Sebuah studi yang diterbitkan pada Oktober 2022 oleh International Council on Clean Transport, sebuah wadah pemikir di bidang lingkungan, menemukan bahwa retribusi frequent flyer global dapat menghasilkan dana hingga $121 miliar. Dana ini dapa dimanfaatkan dalam investasi tahunan untuk mendekarbonisasi penerbangan hingga tahun 2050. Frequent flyer yang melakukan lebih dari enam penerbangan per tahun, dan hanya 2% dari populasi dunia akan membayarnya.

Miliarder bisa ikut berkontribusi

Pembuat kebijakan juga dapat mengekang emisi yang dihasilkan kalangan super kaya dengan melarang penggunaan jet pribadi berbahan bakar kerosin. Larangan seperti itu hanya akan berlaku bagi sebagian kecil penerbangan dan dapat mendorong kaum super kaya untuk berinvestasi dalam teknologi untuk terbang dengan cara yang lebih ramah lingkungan.

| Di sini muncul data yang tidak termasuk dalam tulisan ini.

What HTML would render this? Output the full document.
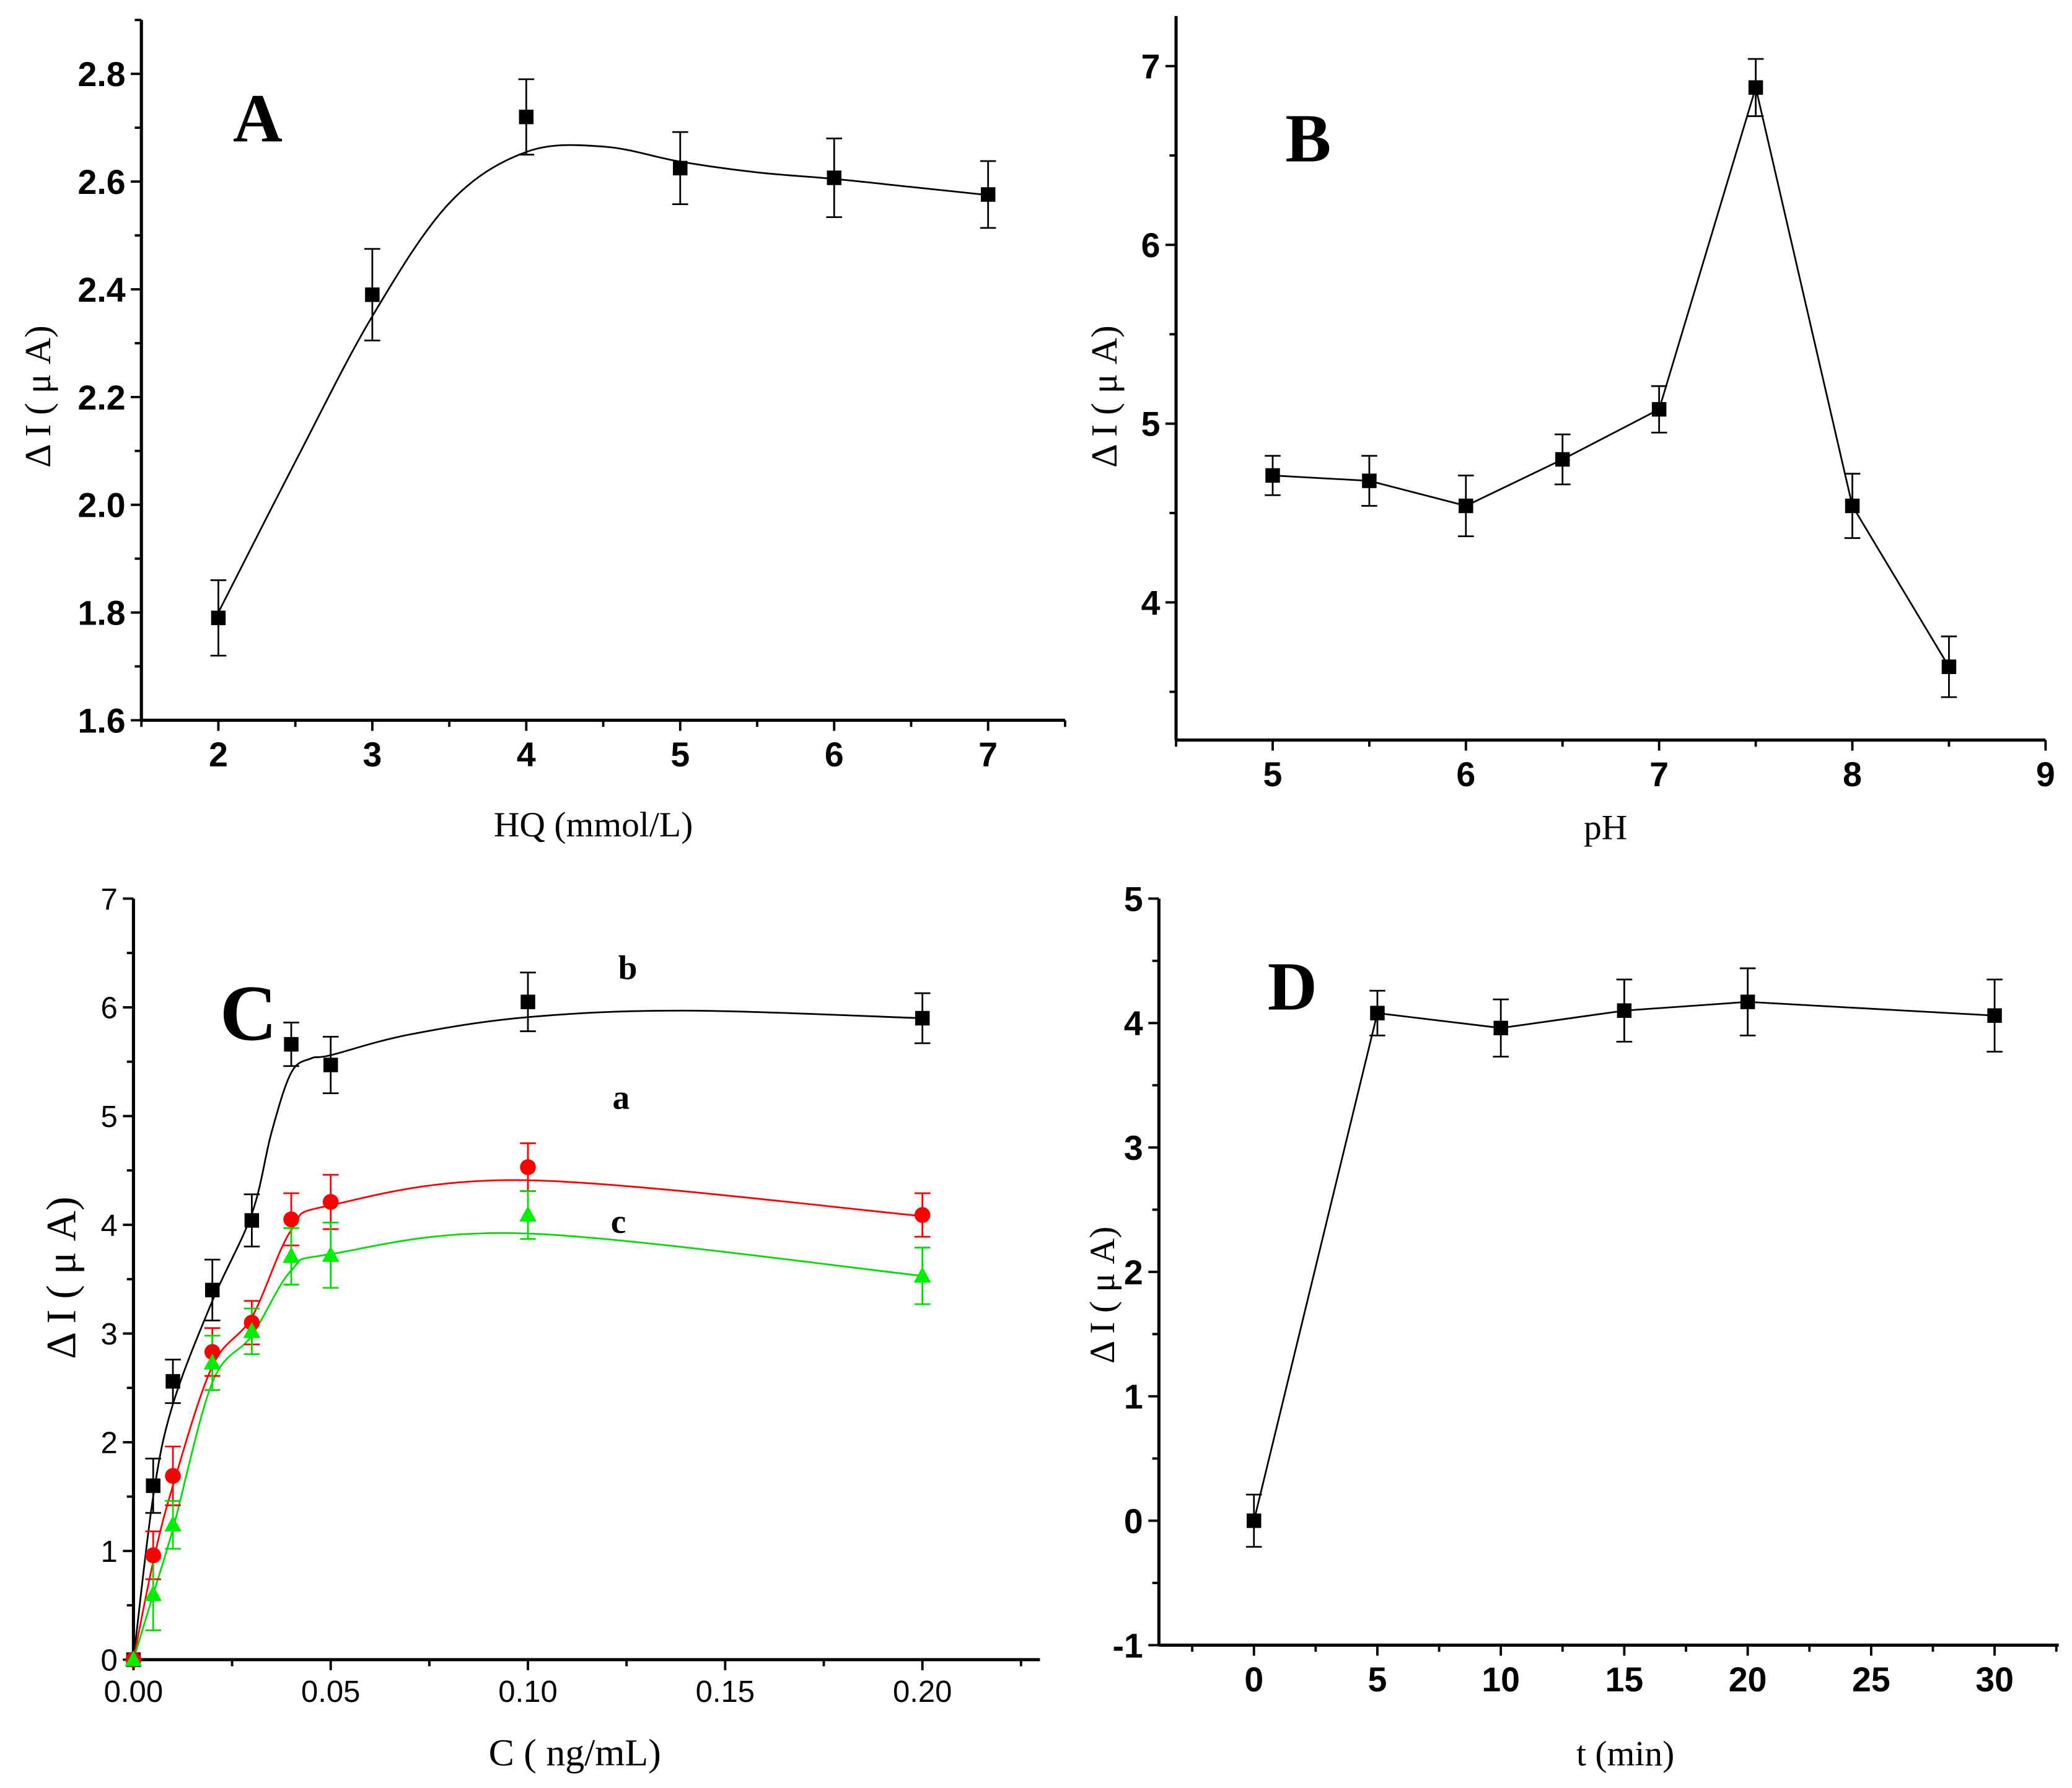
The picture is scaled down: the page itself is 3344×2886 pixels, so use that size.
<!DOCTYPE html>
<html><head><meta charset="utf-8"><style>
html,body{margin:0;padding:0;background:#fff;}
svg{display:block;}
</style></head><body>
<svg id="fig" xmlns="http://www.w3.org/2000/svg" width="3344" height="2886" viewBox="0 0 1568 1353"></svg>
<script>
// Panel A data
const aX=[2,3,4,5,6,7];
const aY=[1.79,2.39,2.72,2.625,2.607,2.576];
const aErr=[0.07,0.085,0.07,0.067,0.073,0.062];
const aFitX=[2,2.5,3,3.5,4,4.5,5,5.5,6,6.5,7];
const aFitY=[1.80,2.08,2.35,2.56,2.655,2.665,2.637,2.617,2.605,2.59,2.575];
const aXTicks=["2","3","4","5","6","7"];
const aYTicks=["1.6","1.8","2.0","2.2","2.4","2.6","2.8"];
// Panel B data
const bX=[5,5.5,6,6.5,7,7.5,8,8.5];
const bY=[4.71,4.68,4.54,4.80,5.08,6.88,4.54,3.64];
const bErr=[0.11,0.14,0.17,0.14,0.13,0.16,0.18,0.17];
const bXTicks=["5","6","7","8","9"];
const bYTicks=["4","5","6","7"];
// Panel C data
const cX=[0,0.005,0.01,0.02,0.03,0.04,0.05,0.1,0.2];
const cYb=[0,1.6,2.56,3.4,4.04,5.66,5.47,6.05,5.9];
const cEb=[0,0.25,0.2,0.28,0.24,0.2,0.26,0.27,0.23];
const cYa=[0,0.96,1.69,2.83,3.1,4.05,4.21,4.53,4.09];
const cEa=[0,0.22,0.27,0.22,0.2,0.24,0.25,0.22,0.2];
const cYc=[0,0.6,1.24,2.73,3.02,3.71,3.72,4.09,3.53];
const cEc=[0,0.33,0.22,0.25,0.21,0.26,0.3,0.22,0.26];
const cFitBX=[0,0.005,0.01,0.02,0.03,0.035,0.04,0.045,0.05,0.07,0.1,0.14,0.2];
const cFitBY=[0,1.5,2.35,3.3,4.1,4.85,5.4,5.53,5.56,5.75,5.91,5.97,5.9];
const cFitAX=[0,0.005,0.01,0.02,0.03,0.04,0.05,0.1,0.2];
const cFitAY=[0,0.9,1.6,2.7,3.15,3.95,4.18,4.41,4.08];
const cFitCX=[0,0.005,0.01,0.02,0.03,0.04,0.05,0.1,0.2];
const cFitCY=[0,0.6,1.2,2.55,2.98,3.58,3.73,3.92,3.53];
const cXTicks=["0.00","0.05","0.10","0.15","0.20"];
const cYTicks=["0","1","2","3","4","5","6","7"];
// Panel D data
const dX=[0,5,10,15,20,30];
const dY=[0,4.08,3.96,4.1,4.17,4.06];
const dErr=[0.21,0.18,0.23,0.25,0.27,0.29];
const dXTicks=["0","5","10","15","20","25","30"];
const dYTicks=["-1","0","1","2","3","4","5"];

const NS="http://www.w3.org/2000/svg";
const svg=document.getElementById('fig');
function mk(tag,attrs,parent,name){const e=document.createElementNS(NS,tag);for(const k in attrs)e.setAttribute(k,attrs[k]);


(parent||svg).appendChild(e);return e;}
function axes(p){
  const sx=v=>p.px0+(v-p.x0)/(p.x1-p.x0)*(p.px1-p.px0);
  const sy=v=>p.py0-(v-p.y0)/(p.y1-p.y0)*(p.py0-p.py1);
  return {sx,sy};
}
const TF='"Liberation Sans Narrow", "Liberation Sans", sans-serif';
function drawAxes(p,s,g){
  mk('line',{x1:p.px0,y1:p.py0,x2:p.px0,y2:p.py1,stroke:'#000','stroke-width':2.4},g,'y-axis');
  mk('line',{x1:p.px0,y1:p.py0,x2:p.px1,y2:p.py0,stroke:'#000','stroke-width':2.4},g,'x-axis');
  for(let v=p.xminor0;v<=p.x1+1e-9;v+=p.xminor){const X=s.sx(v);const major=Math.abs(Math.round((v-p.xmaj0)/p.xmaj)*p.xmaj-(v-p.xmaj0))<1e-9;
    mk('line',{x1:X,y1:p.py0,x2:X,y2:p.py0+(major?8:5),stroke:'#000','stroke-width':1.8},g,'x-tick');}
  for(let v=p.yminor0;v<=p.y1+1e-9;v+=p.yminor){const Y=s.sy(v);const major=Math.abs(Math.round((v-p.ymaj0)/p.ymaj)*p.ymaj-(v-p.ymaj0))<1e-9;
    mk('line',{x1:p.px0,y1:Y,x2:p.px0-(major?8:5),y2:Y,stroke:'#000','stroke-width':1.8},g,'y-tick');}
  p.xt.forEach((t,i)=>{const v=p.xmaj0+i*p.xmaj;const e=mk('text',{x:s.sx(v),y:p.py0+p.tfs+9,'text-anchor':'middle','font-family':TF,'font-size':p.tfs,'font-weight':p.tbold?'bold':'normal'},g,'x-tick-label');e.textContent=t;});
  p.yt.forEach((t,i)=>{const v=p.ymaj0+i*p.ymaj;const e=mk('text',{x:p.px0-12,y:s.sy(v)+p.tfs*0.36,'text-anchor':'end','font-family':TF,'font-size':p.tfs,'font-weight':p.tbold?'bold':'normal'},g,'y-tick-label');e.textContent=t;});
}
function crPath(xs,ys,s){
  const P=xs.map((x,i)=>[s.sx(x),s.sy(ys[i])]);let d='M'+P[0][0]+','+P[0][1];
  for(let i=0;i<P.length-1;i++){const p0=P[i-1]||P[i],p1=P[i],p2=P[i+1],p3=P[i+2]||P[i+1];
    d+=' C'+(p1[0]+(p2[0]-p0[0])/6)+','+(p1[1]+(p2[1]-p0[1])/6)+' '+(p2[0]-(p3[0]-p1[0])/6)+','+(p2[1]-(p3[1]-p1[1])/6)+' '+p2[0]+','+p2[1];}
  return d;}
function linePath(xs,ys,s){return xs.map((x,i)=>(i?'L':'M')+s.sx(x)+','+s.sy(ys[i])).join(' ');}
function errs(xs,ys,es,s,g,col){xs.forEach((x,i)=>{if(!es[i])return;const X=s.sx(x),t=s.sy(ys[i]+es[i]),b=s.sy(ys[i]-es[i]);
  mk('line',{x1:X,y1:t,x2:X,y2:b,stroke:col,'stroke-width':1.3},g,'error-bar');
  mk('line',{x1:X-6,y1:t,x2:X+6,y2:t,stroke:col,'stroke-width':1.3},g,'error-cap');
  mk('line',{x1:X-6,y1:b,x2:X+6,y2:b,stroke:col,'stroke-width':1.3},g,'error-cap');});}
function marks(xs,ys,s,g,type,col){xs.forEach((x,i)=>{const X=s.sx(x),Y=s.sy(ys[i]);
  if(type==='sq')mk('rect',{x:X-5.5,y:Y-5.5,width:11,height:11,fill:col},g,'point');
  else if(type==='ci')mk('circle',{cx:X,cy:Y,r:6,fill:col},g,'point');
  else mk('polygon',{points:(X)+','+(Y-7)+' '+(X-6.5)+','+(Y+5)+' '+(X+6.5)+','+(Y+5),fill:col},g,'point');});}
function txt(g,x,y,t,fs,opts,name){const e=mk('text',Object.assign({x:x,y:y,'font-family':'Liberation Serif, serif','font-size':fs},opts||{}),g,name);e.textContent=t;return e;}
function ytitle(g,x,y,fs){txt(g,x,y,'Δ I ( μ A)',fs,{'text-anchor':'middle',transform:'rotate(-90 '+x+' '+y+')'},'y-axis-title');}

// Panel A
{const g=mk('g',{},svg,'panel-a');
const p={x0:1.5,x1:7.5,y0:1.6,y1:2.9,px0:107,px1:806,py0:545,py1:15,xmaj0:2,xmaj:1,xminor0:1.5,xminor:0.5,ymaj0:1.6,ymaj:0.2,yminor0:1.6,yminor:0.1,xt:aXTicks,yt:aYTicks,tfs:26,tbold:true};
const s=axes(p);drawAxes(p,s,g);
mk('path',{d:crPath(aFitX,aFitY,s),fill:'none',stroke:'#000','stroke-width':1.3},g,'fit-curve');
errs(aX,aY,aErr,s,g,'#000');marks(aX,aY,s,g,'sq','#000');
txt(g,195,107,'A',52,{'font-weight':'bold','text-anchor':'middle'},'panel-label');
txt(g,449,633,'HQ (mmol/L)',27,{'text-anchor':'middle'},'x-axis-title');ytitle(g,38,300,28);}
// Panel B
{const g=mk('g',{},svg,'panel-b');
const p={x0:4.5,x1:9,y0:3.23,y1:7.28,px0:890,px1:1548,py0:560,py1:12,xmaj0:5,xmaj:1,xminor0:4.5,xminor:0.5,ymaj0:4,ymaj:1,yminor0:3.5,yminor:0.5,xt:bXTicks,yt:bYTicks,tfs:26,tbold:true};
const s=axes(p);drawAxes(p,s,g);
mk('path',{d:linePath(bX,bY,s),fill:'none',stroke:'#000','stroke-width':1.3},g,'data-line');
errs(bX,bY,bErr,s,g,'#000');marks(bX,bY,s,g,'sq','#000');
txt(g,990,122,'B',52,{'font-weight':'bold','text-anchor':'middle'},'panel-label');
txt(g,1215,635,'pH',27,{'text-anchor':'middle'},'x-axis-title');ytitle(g,845,300,28);}
// Panel C
{const g=mk('g',{},svg,'panel-c');
const p={x0:0,x1:0.2298,y0:0,y1:7,px0:101,px1:787,py0:1256,py1:680,xmaj0:0,xmaj:0.05,xminor0:0,xminor:0.025,ymaj0:0,ymaj:1,yminor0:0,yminor:0.5,xt:cXTicks,yt:cYTicks,tfs:23,tbold:false};
const s=axes(p);drawAxes(p,s,g);
mk('path',{d:crPath(cFitBX,cFitBY,s),fill:'none',stroke:'#000','stroke-width':1.3},g,'fit-curve-b');
mk('path',{d:crPath(cFitAX,cFitAY,s),fill:'none',stroke:'#ff0000','stroke-width':1.3},g,'fit-curve-a');
mk('path',{d:crPath(cFitCX,cFitCY,s),fill:'none',stroke:'#00dd00','stroke-width':1.3},g,'fit-curve-c');
errs(cX,cYb,cEb,s,g,'#000');errs(cX,cYa,cEa,s,g,'#ff0000');errs(cX,cYc,cEc,s,g,'#00dd00');
marks(cX,cYb,s,g,'sq','#000');marks(cX,cYa,s,g,'ci','#ff0000');marks(cX,cYc,s,g,'tr','#00ee00');
txt(g,475,741,'b',26,{'font-weight':'bold','text-anchor':'middle'},'series-label-b');
txt(g,470,839,'a',26,{'font-weight':'bold','text-anchor':'middle'},'series-label-a');
txt(g,468,933,'c',26,{'font-weight':'bold','text-anchor':'middle'},'series-label-c');
txt(g,188,787,'C',60,{'font-weight':'bold','text-anchor':'middle'},'panel-label');
txt(g,435,1336,'C (  ng/mL)',29,{'text-anchor':'middle'},'x-axis-title');ytitle(g,57,967,32);}
// Panel D
{const g=mk('g',{},svg,'panel-d');
const p={x0:-3.85,x1:32.6,y0:-1,y1:5,px0:877,px1:1558,py0:1245,py1:680,xmaj0:0,xmaj:5,xminor0:-2.5,xminor:2.5,ymaj0:-1,ymaj:1,yminor0:-1,yminor:0.5,xt:dXTicks,yt:dYTicks,tfs:26,tbold:true};
const s=axes(p);drawAxes(p,s,g);
mk('path',{d:linePath(dX,dY,s),fill:'none',stroke:'#000','stroke-width':1.3},g,'data-line');
errs(dX,dY,dErr,s,g,'#000');marks(dX,dY,s,g,'sq','#000');
txt(g,978,764,'D',52,{'font-weight':'bold','text-anchor':'middle'},'panel-label');
txt(g,1230,1336,'t (min)',27,{'text-anchor':'middle'},'x-axis-title');ytitle(g,843,980,27);}
</script>
</body></html>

Para ahli mengatakan investasi awal seperti ini akan membantu memajukan penggunaan bahan bakar berkelanjutan dan penerbangan berbahan bakar listrik untuk semua orang.

Para peneliti juga menekankan bahwa golongan 1% penghasilan teratas - dan bahkan 10% teratas yang menghasilkan €37.200 (sekitar Rp613 juta) setahun - seharusnya tidak hanya membatasi aksi penyelamatan iklim hanya pada apa yang mereka beli.

Sebuah studi yang diterbitkan dalam jurnal Nature pada 2021 mengungkapkan bahwa orang super kaya berperan besar dalam memperlambat perubahan iklim sebagai konsumen, investor, panutan, peserta organisasi, dan warga negara.

Hal ini dapat diwujudkan dalam bentuk tindakan menarik uang simpanan mereka dari bank-bank yang meminjamkan modal kepada perusahaan bahan bakar fosil, berkampanye menggunakan angkutan umum pada rapat dewan lokal, atau menekan manajemen di perusahaan mereka untuk menggantikan perjalanan bisnis dengan rapat virtual.

"Jika orang-orang di lapisan atas masyarakat secara aktif melakukan ini, kita akan melihat perubahan terjadi jauh lebih cepat daripada yang kita lihat saat ini," kata Kristian Nielsen, ilmuwan iklim dan penulis utama studi tersebut.